──────── Collected material
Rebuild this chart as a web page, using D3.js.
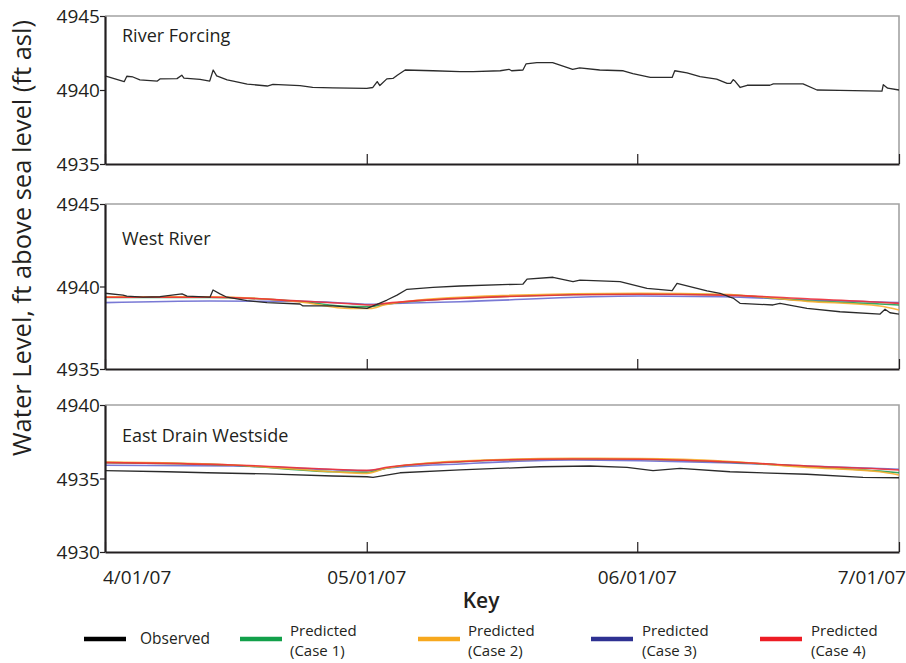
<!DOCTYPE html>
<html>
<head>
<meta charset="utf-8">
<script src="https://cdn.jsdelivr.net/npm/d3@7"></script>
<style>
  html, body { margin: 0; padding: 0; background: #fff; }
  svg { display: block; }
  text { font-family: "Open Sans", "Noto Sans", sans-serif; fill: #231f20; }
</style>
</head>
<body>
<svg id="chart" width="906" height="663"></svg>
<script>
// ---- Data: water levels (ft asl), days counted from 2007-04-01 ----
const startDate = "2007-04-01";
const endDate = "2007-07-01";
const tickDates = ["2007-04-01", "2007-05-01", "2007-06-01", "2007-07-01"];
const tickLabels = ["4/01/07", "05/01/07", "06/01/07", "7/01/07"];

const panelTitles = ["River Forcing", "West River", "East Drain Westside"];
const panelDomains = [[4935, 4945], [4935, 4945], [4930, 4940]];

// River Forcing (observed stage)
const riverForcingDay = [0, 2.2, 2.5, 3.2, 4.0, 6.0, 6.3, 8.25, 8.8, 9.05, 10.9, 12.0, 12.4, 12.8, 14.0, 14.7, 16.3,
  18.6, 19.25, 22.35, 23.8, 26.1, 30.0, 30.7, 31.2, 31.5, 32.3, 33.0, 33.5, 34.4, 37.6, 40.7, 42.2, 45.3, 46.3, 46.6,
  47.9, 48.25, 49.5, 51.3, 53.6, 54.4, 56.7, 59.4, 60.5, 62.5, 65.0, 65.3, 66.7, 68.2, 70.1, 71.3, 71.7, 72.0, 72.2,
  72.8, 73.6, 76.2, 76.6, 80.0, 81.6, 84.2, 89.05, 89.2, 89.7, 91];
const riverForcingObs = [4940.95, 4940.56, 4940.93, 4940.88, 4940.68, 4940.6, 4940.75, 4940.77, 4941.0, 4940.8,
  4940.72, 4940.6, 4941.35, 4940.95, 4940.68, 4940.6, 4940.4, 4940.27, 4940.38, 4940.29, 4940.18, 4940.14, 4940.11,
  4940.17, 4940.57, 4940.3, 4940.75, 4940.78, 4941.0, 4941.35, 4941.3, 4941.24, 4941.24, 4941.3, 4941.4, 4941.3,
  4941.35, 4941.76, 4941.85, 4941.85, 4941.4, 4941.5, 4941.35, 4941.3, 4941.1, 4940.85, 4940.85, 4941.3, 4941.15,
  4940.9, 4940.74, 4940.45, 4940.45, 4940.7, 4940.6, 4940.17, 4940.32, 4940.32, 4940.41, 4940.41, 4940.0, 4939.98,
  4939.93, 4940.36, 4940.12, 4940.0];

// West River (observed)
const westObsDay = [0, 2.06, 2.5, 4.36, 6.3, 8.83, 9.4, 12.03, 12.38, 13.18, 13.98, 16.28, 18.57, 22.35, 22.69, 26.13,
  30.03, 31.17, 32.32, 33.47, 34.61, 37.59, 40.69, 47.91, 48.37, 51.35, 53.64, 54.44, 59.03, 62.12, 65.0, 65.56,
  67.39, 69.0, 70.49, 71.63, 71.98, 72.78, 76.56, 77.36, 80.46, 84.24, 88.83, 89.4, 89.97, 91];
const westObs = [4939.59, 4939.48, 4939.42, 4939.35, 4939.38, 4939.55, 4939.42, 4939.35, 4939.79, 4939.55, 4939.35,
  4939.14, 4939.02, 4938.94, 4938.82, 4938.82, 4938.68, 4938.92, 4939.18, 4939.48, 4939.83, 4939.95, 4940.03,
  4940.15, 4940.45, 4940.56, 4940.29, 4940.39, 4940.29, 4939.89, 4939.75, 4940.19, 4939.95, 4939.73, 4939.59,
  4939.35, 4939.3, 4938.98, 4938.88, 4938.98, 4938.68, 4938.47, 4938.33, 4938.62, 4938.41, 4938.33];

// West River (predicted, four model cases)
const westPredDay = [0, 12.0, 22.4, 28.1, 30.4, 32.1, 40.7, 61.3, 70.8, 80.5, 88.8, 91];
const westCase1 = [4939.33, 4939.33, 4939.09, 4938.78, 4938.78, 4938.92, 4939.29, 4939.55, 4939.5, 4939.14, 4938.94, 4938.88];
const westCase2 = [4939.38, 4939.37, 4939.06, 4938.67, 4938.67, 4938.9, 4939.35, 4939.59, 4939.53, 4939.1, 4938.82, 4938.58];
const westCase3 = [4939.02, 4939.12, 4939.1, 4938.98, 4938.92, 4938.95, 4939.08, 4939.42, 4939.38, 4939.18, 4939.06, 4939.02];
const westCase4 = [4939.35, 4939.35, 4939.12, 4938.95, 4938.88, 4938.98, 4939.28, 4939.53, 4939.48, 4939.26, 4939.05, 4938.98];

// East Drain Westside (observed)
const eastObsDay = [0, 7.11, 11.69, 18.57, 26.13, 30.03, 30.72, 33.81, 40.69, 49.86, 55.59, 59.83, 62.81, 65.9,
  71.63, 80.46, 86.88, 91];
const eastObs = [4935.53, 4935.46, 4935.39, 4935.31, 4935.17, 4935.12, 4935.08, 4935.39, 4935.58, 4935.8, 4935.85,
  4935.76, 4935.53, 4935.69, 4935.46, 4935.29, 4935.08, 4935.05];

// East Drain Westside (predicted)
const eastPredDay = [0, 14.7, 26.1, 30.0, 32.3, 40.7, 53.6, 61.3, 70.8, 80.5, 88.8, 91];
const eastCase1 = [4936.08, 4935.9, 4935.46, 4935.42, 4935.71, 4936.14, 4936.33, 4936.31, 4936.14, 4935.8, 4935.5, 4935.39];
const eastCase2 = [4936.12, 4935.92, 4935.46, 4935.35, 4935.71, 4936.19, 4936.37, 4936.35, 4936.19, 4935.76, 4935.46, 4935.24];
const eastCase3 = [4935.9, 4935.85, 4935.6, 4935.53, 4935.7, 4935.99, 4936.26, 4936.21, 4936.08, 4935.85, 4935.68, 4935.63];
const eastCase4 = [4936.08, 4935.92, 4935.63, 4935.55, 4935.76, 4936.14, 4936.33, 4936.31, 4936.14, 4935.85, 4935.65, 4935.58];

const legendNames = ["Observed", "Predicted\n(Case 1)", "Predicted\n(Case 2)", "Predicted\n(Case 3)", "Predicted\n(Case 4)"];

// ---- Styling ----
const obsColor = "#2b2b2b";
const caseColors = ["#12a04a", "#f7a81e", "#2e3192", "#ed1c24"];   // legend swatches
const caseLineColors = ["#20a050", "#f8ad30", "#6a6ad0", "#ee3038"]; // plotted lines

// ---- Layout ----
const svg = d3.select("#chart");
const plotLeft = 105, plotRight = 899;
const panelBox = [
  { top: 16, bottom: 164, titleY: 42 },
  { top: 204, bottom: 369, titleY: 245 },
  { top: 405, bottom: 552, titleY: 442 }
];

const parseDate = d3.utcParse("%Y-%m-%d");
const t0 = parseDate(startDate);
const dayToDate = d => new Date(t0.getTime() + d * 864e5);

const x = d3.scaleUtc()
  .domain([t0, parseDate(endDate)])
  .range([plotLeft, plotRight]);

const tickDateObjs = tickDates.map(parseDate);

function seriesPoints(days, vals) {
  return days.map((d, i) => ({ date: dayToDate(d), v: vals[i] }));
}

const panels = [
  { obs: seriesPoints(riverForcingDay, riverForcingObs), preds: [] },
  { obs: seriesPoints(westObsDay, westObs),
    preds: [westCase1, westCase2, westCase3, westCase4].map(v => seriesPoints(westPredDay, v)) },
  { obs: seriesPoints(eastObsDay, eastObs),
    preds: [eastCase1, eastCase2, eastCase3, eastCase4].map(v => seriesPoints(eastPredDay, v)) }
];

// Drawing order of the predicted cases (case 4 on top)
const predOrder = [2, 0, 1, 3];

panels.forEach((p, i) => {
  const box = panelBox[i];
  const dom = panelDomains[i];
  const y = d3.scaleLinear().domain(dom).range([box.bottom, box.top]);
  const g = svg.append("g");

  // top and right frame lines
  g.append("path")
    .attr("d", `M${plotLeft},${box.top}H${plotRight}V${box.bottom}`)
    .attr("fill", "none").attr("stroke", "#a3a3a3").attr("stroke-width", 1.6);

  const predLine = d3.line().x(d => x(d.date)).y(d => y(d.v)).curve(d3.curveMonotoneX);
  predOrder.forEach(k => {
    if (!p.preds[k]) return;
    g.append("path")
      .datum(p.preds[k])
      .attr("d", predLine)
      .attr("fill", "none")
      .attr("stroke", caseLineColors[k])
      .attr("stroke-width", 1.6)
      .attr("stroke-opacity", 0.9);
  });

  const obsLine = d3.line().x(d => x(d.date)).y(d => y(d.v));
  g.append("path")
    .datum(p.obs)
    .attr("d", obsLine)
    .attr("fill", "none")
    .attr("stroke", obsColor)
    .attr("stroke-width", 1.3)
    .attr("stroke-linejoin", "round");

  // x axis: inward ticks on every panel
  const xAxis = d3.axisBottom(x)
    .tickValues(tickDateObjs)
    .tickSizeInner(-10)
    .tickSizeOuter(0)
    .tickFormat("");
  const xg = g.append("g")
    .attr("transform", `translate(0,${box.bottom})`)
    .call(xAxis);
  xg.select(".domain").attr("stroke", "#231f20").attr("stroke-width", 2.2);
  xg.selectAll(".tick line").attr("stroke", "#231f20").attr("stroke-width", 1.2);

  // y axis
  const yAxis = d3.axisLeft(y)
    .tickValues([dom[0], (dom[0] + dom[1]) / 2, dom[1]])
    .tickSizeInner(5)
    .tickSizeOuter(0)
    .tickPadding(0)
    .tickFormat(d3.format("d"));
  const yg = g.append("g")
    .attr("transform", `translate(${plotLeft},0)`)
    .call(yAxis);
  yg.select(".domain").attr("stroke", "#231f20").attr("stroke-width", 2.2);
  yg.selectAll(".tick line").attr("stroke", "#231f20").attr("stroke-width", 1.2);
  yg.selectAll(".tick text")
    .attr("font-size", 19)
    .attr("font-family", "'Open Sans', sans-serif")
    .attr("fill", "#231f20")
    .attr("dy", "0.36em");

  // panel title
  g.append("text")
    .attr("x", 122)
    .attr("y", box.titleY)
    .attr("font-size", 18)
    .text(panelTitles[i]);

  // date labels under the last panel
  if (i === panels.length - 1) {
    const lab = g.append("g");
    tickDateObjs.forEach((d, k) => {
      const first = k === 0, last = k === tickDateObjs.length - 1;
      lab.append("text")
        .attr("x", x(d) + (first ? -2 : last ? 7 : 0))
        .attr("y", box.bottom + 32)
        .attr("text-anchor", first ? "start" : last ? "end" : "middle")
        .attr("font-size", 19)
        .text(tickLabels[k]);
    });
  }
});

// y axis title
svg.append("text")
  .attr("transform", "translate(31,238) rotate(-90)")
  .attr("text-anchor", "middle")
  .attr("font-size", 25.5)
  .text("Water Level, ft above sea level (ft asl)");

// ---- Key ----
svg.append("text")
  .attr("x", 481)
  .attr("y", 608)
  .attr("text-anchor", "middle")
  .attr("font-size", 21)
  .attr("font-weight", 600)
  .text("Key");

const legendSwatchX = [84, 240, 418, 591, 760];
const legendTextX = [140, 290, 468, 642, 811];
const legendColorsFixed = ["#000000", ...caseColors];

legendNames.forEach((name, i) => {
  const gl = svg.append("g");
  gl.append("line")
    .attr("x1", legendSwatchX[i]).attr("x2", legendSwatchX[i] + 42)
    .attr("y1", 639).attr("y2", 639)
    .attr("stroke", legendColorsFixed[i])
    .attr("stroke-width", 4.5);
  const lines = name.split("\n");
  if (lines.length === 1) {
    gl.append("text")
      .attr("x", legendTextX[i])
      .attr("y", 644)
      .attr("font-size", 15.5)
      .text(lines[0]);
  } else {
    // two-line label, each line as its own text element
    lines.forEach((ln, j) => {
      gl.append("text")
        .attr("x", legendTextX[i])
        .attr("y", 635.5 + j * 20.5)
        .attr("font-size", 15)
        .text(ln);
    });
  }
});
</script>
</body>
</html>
────────────────
Set the lines above down again, word for word, from the first through the one containing "const panelDomains = [[4935, 4945], [4935, 4945], [4930, 4940]];"; pictures excluded.

Rebuild this chart as a web page, using D3.js.
<!DOCTYPE html>
<html>
<head>
<meta charset="utf-8">
<script src="https://cdn.jsdelivr.net/npm/d3@7"></script>
<style>
  html, body { margin: 0; padding: 0; background: #fff; }
  svg { display: block; }
  text { font-family: "Open Sans", "Noto Sans", sans-serif; fill: #231f20; }
</style>
</head>
<body>
<svg id="chart" width="906" height="663"></svg>
<script>
// ---- Data: water levels (ft asl), days counted from 2007-04-01 ----
const startDate = "2007-04-01";
const endDate = "2007-07-01";
const tickDates = ["2007-04-01", "2007-05-01", "2007-06-01", "2007-07-01"];
const tickLabels = ["4/01/07", "05/01/07", "06/01/07", "7/01/07"];

const panelTitles = ["River Forcing", "West River", "East Drain Westside"];
const panelDomains = [[4935, 4945], [4935, 4945], [4930, 4940]];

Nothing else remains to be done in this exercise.